Efficient numerical methods are devised for unsteady free surface motions of inviscid fluids and viscous fluids. For inviscid fluids, a numerical method which can be easily implemented is developed and for viscous fluids, a general method is proposed.
For inviscid fluids, the governing equation becomes a Laplace``s equation, which is treated here by means of a series expansion of the velocity potential. The free surface is represented with a height function. The present method is applied to surface gravity waves and Faraday resonances for the stability and accuracy of the method.
For an example of versatility of the numerical method, unsteady motions of sink flows having a free surface are studied numerically. First, for a line sink, results on dip formation are obtained corroborating with Tyvand``s series solution[Phys.
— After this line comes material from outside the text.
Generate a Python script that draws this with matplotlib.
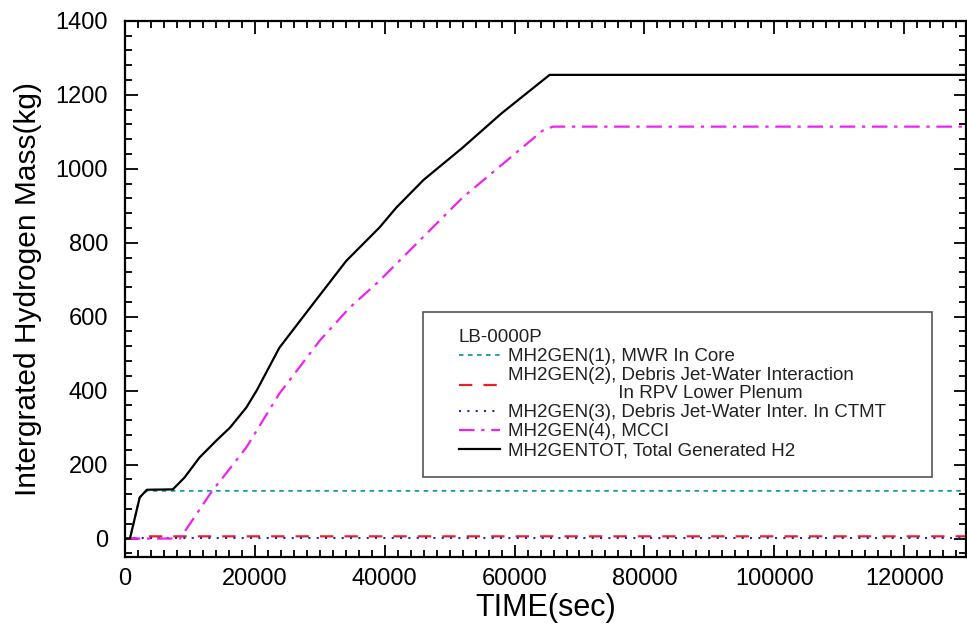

Fluids A 4, 671 (1992)],except for small disagreements for large t owing to the finiteness of calculational domain of our numerical approach. Next, to investigate the drain size effect in dip formations, free surface flows due to a sink array are considered. With increasing r, a parameter for the drain size, the effective sink strength $q_eff$ is found to decrease, which we argue to be in the scaling law: $q_eff/q_0=r^ε$ where $q_0$ is the total sink strength and \epsilon is a constant. Overall, the drain size effect is small compared with the other effects due to the submerged depth or the total sink strength.
For viscous fluids, marker particles are used for the free surface representation and a particle simulation technique is adopted, where a momentum equation in Lagrangian coordinates is solved. The numerical method is applied to surface gravity waves which is usually very hard to approach with numerical methods for viscous flows. The numerical results was found to be accurate even with a coarse grid system.